Aim of the exercise. Write out, word for word, the stretch of lines beginning at the one with "Write the seaborn" and ending at the one with "0.282, 0.27, 0.258]", omitting the images.

Records supplied.
|---|

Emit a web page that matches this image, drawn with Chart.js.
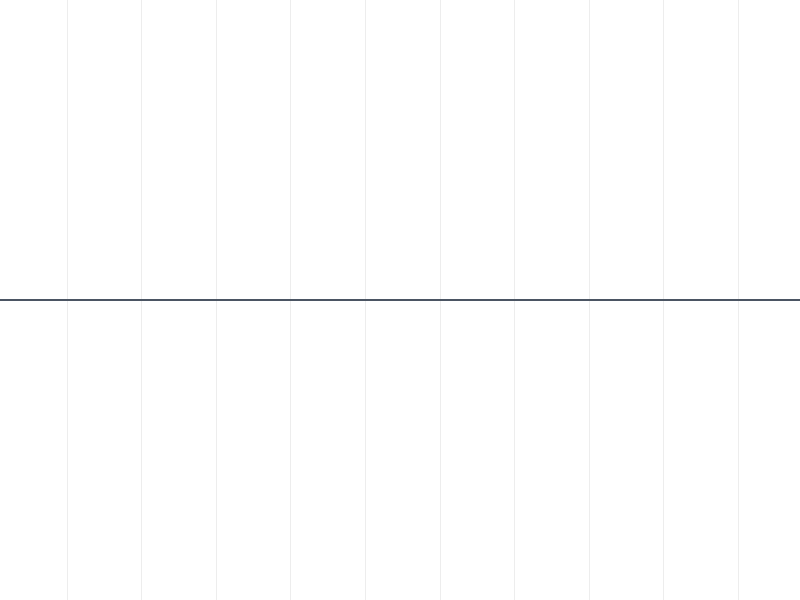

|---|

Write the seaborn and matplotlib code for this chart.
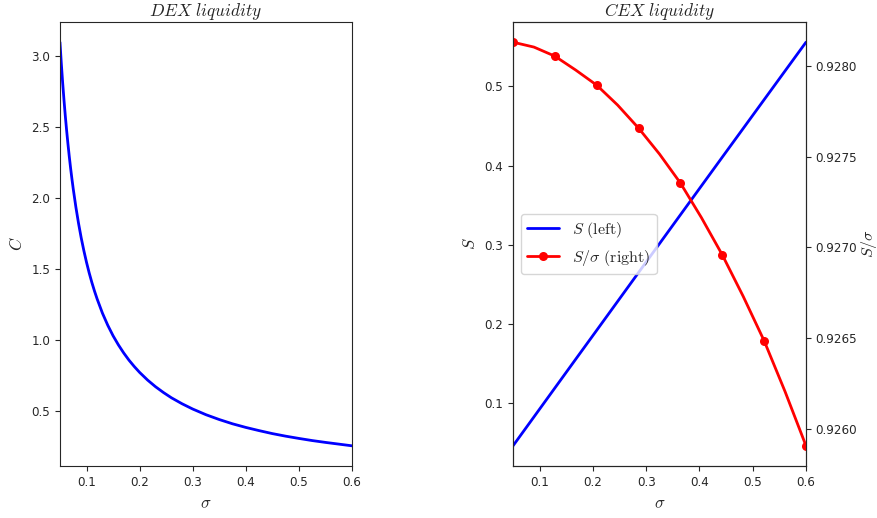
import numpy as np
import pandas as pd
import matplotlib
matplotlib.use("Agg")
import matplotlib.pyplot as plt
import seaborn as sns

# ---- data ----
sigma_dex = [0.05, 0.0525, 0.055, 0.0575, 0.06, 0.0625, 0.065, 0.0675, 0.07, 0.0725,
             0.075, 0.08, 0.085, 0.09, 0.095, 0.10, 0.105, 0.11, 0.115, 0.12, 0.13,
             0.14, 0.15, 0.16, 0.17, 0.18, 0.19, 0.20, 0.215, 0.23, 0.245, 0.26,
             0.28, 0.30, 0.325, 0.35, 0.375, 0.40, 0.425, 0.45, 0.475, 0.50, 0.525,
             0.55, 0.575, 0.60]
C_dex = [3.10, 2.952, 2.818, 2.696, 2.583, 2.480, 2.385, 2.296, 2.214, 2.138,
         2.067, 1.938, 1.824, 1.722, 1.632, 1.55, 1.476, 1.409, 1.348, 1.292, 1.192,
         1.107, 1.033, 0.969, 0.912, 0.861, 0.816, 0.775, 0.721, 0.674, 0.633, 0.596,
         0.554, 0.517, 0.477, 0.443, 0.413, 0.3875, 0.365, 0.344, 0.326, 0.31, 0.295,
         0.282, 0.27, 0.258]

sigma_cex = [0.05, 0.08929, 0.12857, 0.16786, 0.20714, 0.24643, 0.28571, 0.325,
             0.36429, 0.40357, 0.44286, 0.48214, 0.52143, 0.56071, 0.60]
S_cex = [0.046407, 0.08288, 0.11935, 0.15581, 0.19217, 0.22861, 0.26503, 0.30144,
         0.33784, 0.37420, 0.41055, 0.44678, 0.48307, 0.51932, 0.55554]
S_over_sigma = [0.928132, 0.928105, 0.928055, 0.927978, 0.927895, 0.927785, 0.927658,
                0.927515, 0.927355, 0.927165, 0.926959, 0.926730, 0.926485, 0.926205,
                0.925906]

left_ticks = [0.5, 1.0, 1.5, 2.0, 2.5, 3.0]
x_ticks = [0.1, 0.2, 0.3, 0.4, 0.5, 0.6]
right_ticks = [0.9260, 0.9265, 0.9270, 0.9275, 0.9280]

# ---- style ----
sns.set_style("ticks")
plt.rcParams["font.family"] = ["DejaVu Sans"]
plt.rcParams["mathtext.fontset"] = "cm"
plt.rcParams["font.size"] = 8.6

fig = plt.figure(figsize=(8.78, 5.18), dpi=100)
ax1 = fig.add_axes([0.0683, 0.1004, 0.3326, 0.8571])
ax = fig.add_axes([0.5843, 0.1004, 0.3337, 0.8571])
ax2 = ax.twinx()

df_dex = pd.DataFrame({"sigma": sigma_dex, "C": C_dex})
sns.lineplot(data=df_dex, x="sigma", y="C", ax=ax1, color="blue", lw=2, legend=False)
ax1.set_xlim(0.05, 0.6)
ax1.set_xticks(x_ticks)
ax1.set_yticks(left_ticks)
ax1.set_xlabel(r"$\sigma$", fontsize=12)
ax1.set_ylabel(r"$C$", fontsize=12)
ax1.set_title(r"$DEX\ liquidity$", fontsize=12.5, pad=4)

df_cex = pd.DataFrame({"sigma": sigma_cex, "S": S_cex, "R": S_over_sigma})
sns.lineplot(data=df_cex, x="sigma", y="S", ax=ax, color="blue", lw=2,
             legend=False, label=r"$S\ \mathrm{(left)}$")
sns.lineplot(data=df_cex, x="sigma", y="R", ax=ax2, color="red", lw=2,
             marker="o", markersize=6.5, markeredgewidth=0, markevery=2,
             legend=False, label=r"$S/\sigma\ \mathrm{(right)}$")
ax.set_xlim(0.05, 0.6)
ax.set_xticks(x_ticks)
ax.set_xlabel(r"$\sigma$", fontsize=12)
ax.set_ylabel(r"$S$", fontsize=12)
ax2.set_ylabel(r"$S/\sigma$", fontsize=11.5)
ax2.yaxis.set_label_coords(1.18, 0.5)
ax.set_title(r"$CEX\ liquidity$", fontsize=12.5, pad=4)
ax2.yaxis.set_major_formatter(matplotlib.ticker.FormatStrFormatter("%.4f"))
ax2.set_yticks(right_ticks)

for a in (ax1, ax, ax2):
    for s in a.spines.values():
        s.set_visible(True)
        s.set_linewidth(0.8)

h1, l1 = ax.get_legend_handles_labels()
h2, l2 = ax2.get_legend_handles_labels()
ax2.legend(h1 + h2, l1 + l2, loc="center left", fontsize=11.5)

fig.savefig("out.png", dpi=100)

|---|

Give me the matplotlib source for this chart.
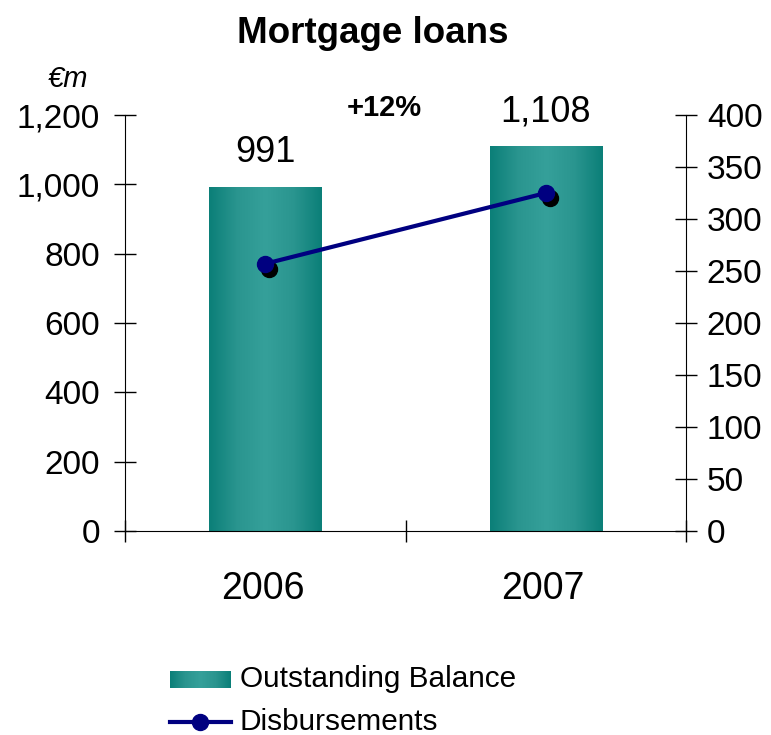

|---|

Worked answer.
Write the seaborn and matplotlib code for this chart.
import numpy as np
import pandas as pd
import matplotlib
matplotlib.use("Agg")
import matplotlib.pyplot as plt
import seaborn as sns

# ---- data ----
sigma_dex = [0.05, 0.0525, 0.055, 0.0575, 0.06, 0.0625, 0.065, 0.0675, 0.07, 0.0725,
             0.075, 0.08, 0.085, 0.09, 0.095, 0.10, 0.105, 0.11, 0.115, 0.12, 0.13,
             0.14, 0.15, 0.16, 0.17, 0.18, 0.19, 0.20, 0.215, 0.23, 0.245, 0.26,
             0.28, 0.30, 0.325, 0.35, 0.375, 0.40, 0.425, 0.45, 0.475, 0.50, 0.525,
             0.55, 0.575, 0.60]
C_dex = [3.10, 2.952, 2.818, 2.696, 2.583, 2.480, 2.385, 2.296, 2.214, 2.138,
         2.067, 1.938, 1.824, 1.722, 1.632, 1.55, 1.476, 1.409, 1.348, 1.292, 1.192,
         1.107, 1.033, 0.969, 0.912, 0.861, 0.816, 0.775, 0.721, 0.674, 0.633, 0.596,
         0.554, 0.517, 0.477, 0.443, 0.413, 0.3875, 0.365, 0.344, 0.326, 0.31, 0.295,
         0.282, 0.27, 0.258]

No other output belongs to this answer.